Forager for Plankton (1959) could set a record for Scarpitta this month. Courtesy Sotheby’s

Scarpitta’s Forager for Plankton (1959), the cover lot of Sotheby’s Italian sale (7 October), set a new auction record for his work, selling for £1.8m (£2.2m with premium, est £1m-£1.5m). The previous record stood at $1.4m (with fees) for The Corn Queen (1959), which sold at Christie's New York in 2014. Provenance notes for Forager for Plankton include Leo Castelli's New York gallery. The famous US dealer helped Scarpitta become a New York art world fixture after visiting his studio in Rome in 1958, and gave him his first show in New York the following year.

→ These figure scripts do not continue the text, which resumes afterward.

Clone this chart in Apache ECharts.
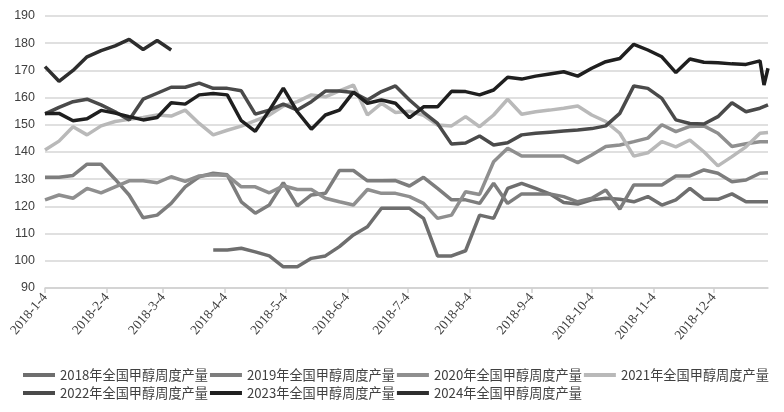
<!DOCTYPE html>
<html>
<head>
<meta charset="utf-8">
<script src="https://cdn.jsdelivr.net/npm/echarts@6/dist/echarts.min.js"></script>
<style>
html,body{margin:0;padding:0;background:#fff;}
#chart{width:784px;height:412px;}
</style>
</head>
<body>
<div id="chart"></div>
<script>
// Weekly report dates (plotted on a 2018 calendar axis)
const dates = [
  '2018-01-04','2018-01-11','2018-01-18','2018-01-25','2018-02-01','2018-02-08','2018-02-15','2018-02-22',
  '2018-03-01','2018-03-08','2018-03-15','2018-03-22','2018-03-29','2018-04-05','2018-04-12','2018-04-19',
  '2018-04-26','2018-05-03','2018-05-10','2018-05-17','2018-05-24','2018-05-31','2018-06-07','2018-06-14',
  '2018-06-21','2018-06-28','2018-07-05','2018-07-12','2018-07-19','2018-07-26','2018-08-02','2018-08-09',
  '2018-08-16','2018-08-23','2018-08-30','2018-09-06','2018-09-13','2018-09-20','2018-09-27','2018-10-04',
  '2018-10-11','2018-10-18','2018-10-25','2018-11-01','2018-11-08','2018-11-15','2018-11-22','2018-11-29',
  '2018-12-06','2018-12-13','2018-12-20','2018-12-27','2018-12-29','2018-12-31'
];
const tickLabels = ['2018-1-4','2018-2-4','2018-3-4','2018-4-4','2018-5-4','2018-6-4',
  '2018-7-4','2018-8-4','2018-9-4','2018-10-4','2018-11-4','2018-12-4'];
const yTicks = [90, 100, 110, 120, 130, 140, 150, 160, 170, 180, 190];
const seriesNames = ['2018年全国甲醇周度产量','2019年全国甲醇周度产量','2020年全国甲醇周度产量',
  '2021年全国甲醇周度产量','2022年全国甲醇周度产量','2023年全国甲醇周度产量','2024年全国甲醇周度产量'];
const colors = ['#6e6e6e','#7d7d7d','#8f8f8f','#b9b9b9','#4a4a4a','#1f1f1f','#2e2e2e'];

const v2018 = [null,null,null,null,null,null,null,null,null,null,null,null,
  104.0,104.0,104.6,103.3,101.8,97.8,97.8,100.9,101.8,105.2,109.5,112.5,119.3,119.3,119.3,115.6,101.8,101.8,
  103.7,116.8,115.6,126.6,128.5,126.6,124.6,121.4,120.9,122.4,123.0,122.6,121.7,123.6,120.5,122.4,126.6,122.6,
  122.6,124.6,121.7,121.7,null,121.7];
const v2019 = [130.7,130.7,131.4,135.5,135.5,130.0,124.2,115.8,116.8,121.1,127.2,130.9,132.2,131.6,121.7,117.5,
  120.5,128.7,120.2,124.2,124.8,133.2,133.2,129.4,129.4,129.5,127.5,130.7,126.6,122.4,122.4,121.1,128.5,121.1,
  124.6,124.6,124.6,123.6,121.7,123.0,126.0,119.0,127.9,127.9,127.9,131.2,131.2,133.4,132.2,129.1,129.7,132.2,
  null,132.4];
const v2020 = [122.4,124.2,123.0,126.6,125.0,127.2,129.4,129.4,128.7,130.9,129.2,131.2,131.6,131.4,127.2,127.2,
  125.0,127.6,126.2,126.2,123.0,121.7,120.5,126.2,124.8,124.8,123.6,121.1,115.6,116.8,125.4,124.4,136.4,141.4,
  138.5,138.5,138.5,138.5,136.1,138.9,142.0,142.6,143.8,145.1,150.0,147.5,149.4,149.6,146.9,142.0,143.0,143.8,
  null,143.8];
const v2021 = [140.7,144.0,149.3,146.3,149.6,151.2,152.0,152.7,153.6,153.2,155.4,150.5,146.3,148.0,149.5,151.5,
  153.6,156.9,158.5,161.0,160.3,162.5,164.6,153.6,157.9,154.5,155.0,153.5,149.9,149.6,153.0,149.3,153.6,159.4,
  153.9,154.8,155.4,156.1,156.9,153.6,151.2,146.9,138.5,139.7,143.8,141.9,144.4,140.1,134.9,138.3,141.9,146.9,
  null,147.2];
const v2022 = [154.0,156.4,158.5,159.4,157.3,154.8,151.8,159.4,161.6,163.8,163.8,165.3,163.4,163.4,162.5,153.9,
  155.4,157.6,155.4,158.5,162.4,162.4,161.9,159.1,162.2,164.3,159.1,154.6,150.5,142.9,143.3,145.9,142.6,143.4,
  146.3,146.9,147.3,147.7,148.1,148.6,149.6,154.2,164.3,163.4,159.7,151.8,150.5,150.3,153.0,158.1,154.8,156.1,
  null,157.3];
const v2023 = [154.2,154.2,151.5,152.2,155.3,154.3,153.0,151.8,152.7,158.1,157.6,161.0,161.5,161.0,151.5,147.6,
  155.3,163.5,154.8,148.4,153.6,155.4,162.0,157.9,159.1,157.9,152.6,156.6,156.6,162.3,162.2,161.0,162.8,167.5,
  166.8,167.9,168.7,169.5,167.9,170.8,173.2,174.4,179.6,177.5,175.0,169.2,174.2,173.0,172.8,172.4,172.2,173.5,
  164.6,170.8];
const v2024 = [171.4,166.0,170.0,175.0,177.3,179.0,181.4,177.7,181.0,177.5];

const allValues = [v2018, v2019, v2020, v2021, v2022, v2023, v2024];

// convert a date string to a day offset from the first date (calendar position on the axis)
function dayUTC(str) {
  const p = str.split('-').map(Number);
  return Date.UTC(p[0], p[1] - 1, p[2]) / 86400000;
}
const day0 = dayUTC(dates[0]);
const xDays = dates.map(d => dayUTC(d) - day0);
const tickDays = tickLabels.map(l => dayUTC(l) - day0);
const labelMap = {};
tickLabels.forEach((l, i) => { labelMap[tickDays[i]] = l; });

const chart = echarts.init(document.getElementById('chart'), null, {renderer: 'canvas'});
const option = {
  animation: false,
  backgroundColor: '#ffffff',
  color: colors,
  grid: {left: 45, right: 16, top: 16, bottom: 124, containLabel: false},
  legend: {
    left: 23, right: 6, top: 367,
    itemWidth: 32, itemHeight: 4, itemGap: 2,
    icon: 'rect',
    padding: 0,
    textStyle: {fontFamily: '"Noto Sans CJK SC", sans-serif', fontSize: 13.2, color: '#404040', lineHeight: 16},
    data: seriesNames
  },
  xAxis: {
    type: 'value',
    min: xDays[0],
    max: xDays[xDays.length - 1],
    axisLine: {show: true, lineStyle: {color: '#d0d0d0', width: 1.5}},
    axisTick: {show: true, customValues: tickDays, length: 5, lineStyle: {color: '#d0d0d0', width: 1.5}},
    splitLine: {show: false},
    axisLabel: {
      customValues: tickDays,
      rotate: 50,
      margin: 7,
      fontFamily: '"Liberation Serif", serif',
      fontSize: 13.5,
      color: '#404040',
      formatter: function (val) { return labelMap[val] || ''; }
    }
  },
  yAxis: {
    type: 'value',
    min: yTicks[0], max: yTicks[yTicks.length - 1], interval: 10,
    axisLine: {show: false},
    axisTick: {show: false},
    splitLine: {show: true, lineStyle: {color: '#d6d6d6', width: 1.5}},
    axisLabel: {margin: 10, fontFamily: '"Liberation Sans", sans-serif', fontSize: 12.5, color: '#404040'}
  },
  series: seriesNames.map((name, si) => ({
    name: name,
    type: 'line',
    symbol: 'none',
    connectNulls: true,
    lineStyle: {width: 3.5, color: colors[si]},
    itemStyle: {color: colors[si]},
    data: xDays.map((x, i) => [x, allValues[si][i] === undefined ? null : allValues[si][i]])
  }))
};
chart.setOption(option);
</script>
</body>
</html>
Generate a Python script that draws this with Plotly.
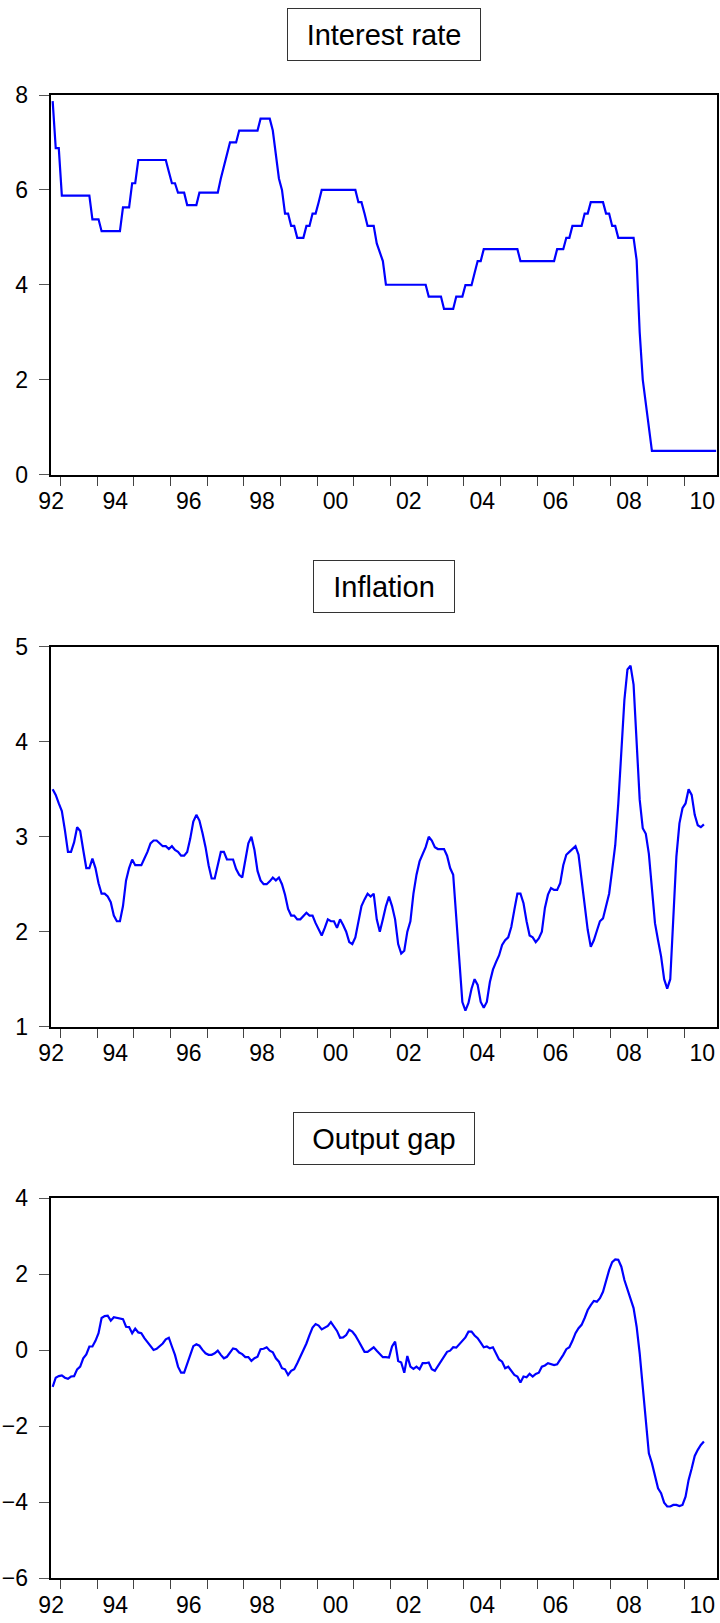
import plotly.graph_objects as go

# ---------------- data (monthly, first observation 1992M10) ----------------
START_YEAR = 1992
START_MONTH = 10

interest_rate = [
    7.87, 6.88, 6.88, 5.88, 5.88, 5.88, 5.88, 5.88, 5.88, 5.88, 5.88, 5.88,
    5.88, 5.38, 5.38, 5.38, 5.13, 5.13, 5.13, 5.13, 5.13, 5.13, 5.13, 5.63,
    5.63, 5.63, 6.14, 6.14, 6.63, 6.63, 6.63, 6.63, 6.63, 6.63, 6.63, 6.63,
    6.63, 6.63, 6.38, 6.14, 6.14, 5.94, 5.94, 5.94, 5.68, 5.68, 5.68, 5.68,
    5.94, 5.94, 5.94, 5.94, 5.94, 5.94, 5.94, 6.24, 6.50, 6.75, 7.00, 7.00,
    7.00, 7.25, 7.25, 7.25, 7.25, 7.25, 7.25, 7.25, 7.50, 7.50, 7.50, 7.50,
    7.25, 6.73, 6.24, 6.00, 5.50, 5.50, 5.24, 5.24, 4.99, 4.99, 4.99, 5.24,
    5.24, 5.50, 5.50, 5.74, 6.00, 6.00, 6.00, 6.00, 6.00, 6.00, 6.00, 6.00,
    6.00, 6.00, 6.00, 6.00, 5.74, 5.74, 5.50, 5.24, 5.24, 5.24, 4.87, 4.70,
    4.50, 4.00, 4.00, 4.00, 4.00, 4.00, 4.00, 4.00, 4.00, 4.00, 4.00, 4.00,
    4.00, 4.00, 4.00, 3.75, 3.75, 3.75, 3.75, 3.75, 3.49, 3.49, 3.49, 3.49,
    3.75, 3.75, 3.75, 3.99, 3.99, 3.99, 4.25, 4.50, 4.50, 4.75, 4.75, 4.75,
    4.75, 4.75, 4.75, 4.75, 4.75, 4.75, 4.75, 4.75, 4.75, 4.50, 4.50, 4.50,
    4.50, 4.50, 4.50, 4.50, 4.50, 4.50, 4.50, 4.50, 4.50, 4.75, 4.75, 4.75,
    4.99, 4.99, 5.24, 5.24, 5.24, 5.24, 5.50, 5.50, 5.74, 5.74, 5.74, 5.74,
    5.74, 5.50, 5.50, 5.24, 5.24, 4.99, 4.99, 4.99, 4.99, 4.99, 4.99, 4.52,
    3.00, 2.00, 1.50, 1.00, 0.50, 0.50, 0.50, 0.50, 0.50, 0.50, 0.50, 0.50,
    0.50, 0.50, 0.50, 0.50, 0.50, 0.50, 0.50, 0.50, 0.50, 0.50, 0.50, 0.50,
    0.50, 0.50,
]

inflation = [
    3.50, 3.44, 3.35, 3.27, 3.07, 2.84, 2.84, 2.94, 3.10, 3.06,
    2.86, 2.67, 2.67, 2.77, 2.67, 2.51, 2.40, 2.40, 2.37, 2.31,
    2.17, 2.11, 2.11, 2.27, 2.54, 2.67, 2.76, 2.70, 2.70, 2.70,
    2.77, 2.84, 2.93, 2.96, 2.96, 2.93, 2.90, 2.90, 2.87, 2.90,
    2.86, 2.84, 2.80, 2.80, 2.84, 2.98, 3.16, 3.23, 3.17, 3.04,
    2.89, 2.70, 2.56, 2.56, 2.72, 2.84, 2.84, 2.76, 2.76, 2.76,
    2.66, 2.60, 2.57, 2.74, 2.93, 3.00, 2.86, 2.64, 2.54, 2.50,
    2.50, 2.53, 2.57, 2.54, 2.57, 2.50, 2.39, 2.24, 2.17, 2.17,
    2.13, 2.13, 2.17, 2.20, 2.17, 2.17, 2.09, 2.02, 1.96, 2.04,
    2.13, 2.11, 2.11, 2.04, 2.13, 2.07, 2.00, 1.89, 1.87, 1.94,
    2.11, 2.27, 2.34, 2.40, 2.37, 2.40, 2.13, 2.00, 2.13, 2.27,
    2.37, 2.27, 2.13, 1.87, 1.77, 1.80, 2.00, 2.11, 2.40, 2.60,
    2.74, 2.81, 2.89, 3.00, 2.96, 2.89, 2.87, 2.87, 2.87, 2.80,
    2.67, 2.60, 2.14, 1.77, 1.26, 1.17, 1.25, 1.40, 1.50, 1.44,
    1.26, 1.20, 1.26, 1.47, 1.60, 1.68, 1.75, 1.86, 1.91, 1.94,
    2.05, 2.23, 2.40, 2.40, 2.30, 2.11, 1.96, 1.94, 1.89, 1.93,
    2.00, 2.25, 2.39, 2.46, 2.44, 2.44, 2.51, 2.70, 2.81, 2.84,
    2.87, 2.90, 2.81, 2.54, 2.23, 2.02, 1.84, 1.91, 2.01, 2.11,
    2.14, 2.26, 2.40, 2.65, 2.91, 3.35, 3.91, 4.44, 4.76, 4.80,
    4.60, 3.95, 3.39, 3.09, 3.03, 2.82, 2.47, 2.09, 1.91, 1.74,
    1.50, 1.40, 1.50, 2.09, 2.79, 3.14, 3.30, 3.35, 3.50, 3.44,
    3.23, 3.12, 3.10, 3.13,
]

output_gap = [
    -0.96, -0.72, -0.68, -0.66, -0.72, -0.75, -0.69, -0.68, -0.50, -0.43,
    -0.21, -0.11, 0.10, 0.10, 0.25, 0.45, 0.85, 0.90, 0.91, 0.78,
    0.87, 0.85, 0.84, 0.82, 0.62, 0.61, 0.45, 0.57, 0.47, 0.45,
    0.32, 0.21, 0.13, 0.01, 0.04, 0.10, 0.18, 0.29, 0.33, 0.10,
    -0.12, -0.43, -0.59, -0.59, -0.34, -0.08, 0.11, 0.16, 0.12, 0.01,
    -0.08, -0.12, -0.12, -0.08, -0.01, -0.12, -0.21, -0.17, -0.05, 0.05,
    0.03, -0.06, -0.10, -0.18, -0.18, -0.28, -0.21, -0.17, 0.03, 0.04,
    0.08, -0.01, -0.05, -0.21, -0.30, -0.47, -0.50, -0.65, -0.54, -0.50,
    -0.34, -0.18, 0.01, 0.18, 0.40, 0.60, 0.69, 0.65, 0.55, 0.59,
    0.64, 0.74, 0.62, 0.51, 0.33, 0.34, 0.40, 0.54, 0.49, 0.39,
    0.25, 0.10, -0.04, -0.04, 0.03, 0.08, -0.01, -0.10, -0.18, -0.18,
    -0.19, 0.10, 0.23, -0.28, -0.32, -0.59, -0.15, -0.43, -0.49, -0.43,
    -0.50, -0.34, -0.34, -0.32, -0.50, -0.54, -0.42, -0.30, -0.17, -0.04,
    -0.01, 0.08, 0.07, 0.16, 0.27, 0.34, 0.49, 0.49, 0.39, 0.32,
    0.20, 0.08, 0.10, 0.05, 0.08, -0.06, -0.24, -0.30, -0.47, -0.43,
    -0.54, -0.65, -0.69, -0.85, -0.69, -0.71, -0.62, -0.69, -0.62, -0.59,
    -0.43, -0.40, -0.34, -0.36, -0.39, -0.37, -0.25, -0.12, 0.03, 0.08,
    0.25, 0.45, 0.58, 0.67, 0.85, 1.06, 1.19, 1.30, 1.28, 1.37,
    1.54, 1.85, 2.11, 2.32, 2.39, 2.38, 2.20, 1.85, 1.59, 1.32,
    1.11, 0.62, -0.08, -0.96, -1.83, -2.71, -2.97, -3.32, -3.63, -3.76,
    -4.01, -4.11, -4.11, -4.07, -4.07, -4.10, -4.07, -3.85, -3.41, -3.11,
    -2.78, -2.62, -2.49, -2.40,
]

titles = ["Interest rate", "Inflation", "Output gap"]
year_labels = ["92", "94", "96", "98", "00", "02", "04", "06", "08", "10"]
label_years = [1992.75, 1994.5, 1996.5, 1998.5, 2000.5, 2002.5, 2004.5, 2006.5, 2008.5, 2010.5]
tick_years = list(range(1993, 2011))
y_ranges = [(0, 8, 2), (1, 5, 1), (-6, 4, 2)]


def month_axis(n):
    # decimal-year position of each monthly observation (mid-month)
    return [START_YEAR + (START_MONTH - 1 + k + 0.5) / 12.0 for k in range(n)]


# ---------------- layout geometry (pixels) ----------------
W, H = 720, 1623
FRAME_L, FRAME_R = 50.7, 717.3
panels_px = [(95.0, 474.5), (646.7, 1026.7), (1198.3, 1578.3)]
title_boxes = [  # (center_x, center_y, inner width, inner height)
    (384.0, 34.7, 192, 51),
    (384.2, 586.3, 140, 51),
    (384.2, 1138.0, 180, 51),
]
X_RANGE = [1992.738, 2010.907]
FONT = "Liberation Sans, Arial, sans-serif"
BLUE = "#0000FF"

fig = go.Figure()
series = [interest_rate, inflation, output_gap]
for k, vals in enumerate(series):
    suffix = "" if k == 0 else str(k + 1)
    fig.add_trace(go.Scatter(
        x=month_axis(len(vals)), y=vals, mode="lines",
        line=dict(color=BLUE, width=2.2),
        xaxis="x" + suffix, yaxis="y" + suffix,
        hoverinfo="skip", showlegend=False,
    ))

layout = dict(
    template="none",
    width=W, height=H,
    margin=dict(l=0, r=0, t=0, b=0, pad=0, autoexpand=False),
    paper_bgcolor="white", plot_bgcolor="white",
    showlegend=False,
    font=dict(family=FONT, color="black"),
)

for k, (top, bot) in enumerate(panels_px):
    suffix = "" if k == 0 else str(k + 1)
    y0, y1, dy = y_ranges[k]
    layout["xaxis" + suffix] = dict(
        domain=[FRAME_L / W, FRAME_R / W],
        anchor="y" + suffix,
        range=X_RANGE, automargin=False,
        showline=True, mirror=True, linecolor="black", linewidth=2,
        showgrid=False, zeroline=False,
        tickmode="array", tickvals=label_years, ticktext=year_labels,
        ticks="", ticklabelstandoff=5,
        tickfont=dict(family=FONT, size=23, color="black"),
        minor=dict(tickmode="array", tickvals=tick_years, ticks="outside",
                   ticklen=9, tickwidth=1, tickcolor="#444", showgrid=False),
        fixedrange=True,
    )
    layout["yaxis" + suffix] = dict(
        domain=[1 - bot / H, 1 - top / H],
        anchor="x" + suffix,
        range=[y0, y1], dtick=dy, tick0=y0, automargin=False,
        showline=True, mirror=True, linecolor="black", linewidth=2,
        showgrid=False, zeroline=False,
        ticks="outside", ticklen=10, tickwidth=1, tickcolor="#555",
        ticklabelstandoff=6,
        tickfont=dict(family=FONT, size=23, color="black"),
        fixedrange=True,
    )

annotations = []
for k, (cx, cy, bw, bh) in enumerate(title_boxes):
    annotations.append(dict(
        text=titles[k], xref="paper", yref="paper",
        x=cx / W, y=1 - cy / H, xanchor="center", yanchor="middle",
        showarrow=False, width=bw, height=bh, align="center", valign="middle",
        bordercolor="#333", borderwidth=1, borderpad=0, bgcolor="white",
        font=dict(family=FONT, size=29, color="black"),
    ))
layout["annotations"] = annotations

fig.update_layout(**layout)
fig.write_html(
    "out.html",
    config={"displayModeBar": False},
    post_script="document.body.style.margin='0';document.body.style.overflow='hidden';",
)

In the current market, collectors are looking for historically proven artists. “Prices are so high for Anglo-American contemporary art—people look for value elsewhere,” Luxembourg says. Scarpitta’s work appears to possess a combination of old-world historicism and American market approval. Simply put, Scarpitta is still good value for money, though “the beautiful pieces are very, very rare”, according to Mariolina Bassetti, who heads the Italian sale at Christie’s.

But why the interest now? Michele Casamonti, the director of Tornabuoni Art, says that “among the contributing factors are a rigorous catalogue raisonné, the rarity of his top work and its historical importance”. Luigi Sansone, who wrote the catalogue in 2005, says the artist is “finally getting more attention, and rightly so”. He also says that a very small number of fakes has been in circulation, but that the rigorous research he conducted with Scarpitta while he was alive, means “it’s very hard to introduce them into the market”.

Luxembourg believes rising interest in his bandage works will encourage people to discover the rest of his catalogue: “It was the same with Alberto Burri—first, collectors just wanted his burlap sacks, then they discovered his combustions.”

The Contemporary Art Museum St Louis, Missouri, is organising a show of Scarpitta’s later works, which revolved around (and included) racing cars. It is due to open in January 2018. “Scarpitta’s exhibitions in the US have focused heavily on the wrapped and bandaged canvases. But with the cars, the artist embraced an art form that is typically American,” says the museum’s director Lisa Melandri. “His market is growing, but I feel that the museological perspective must catch up.”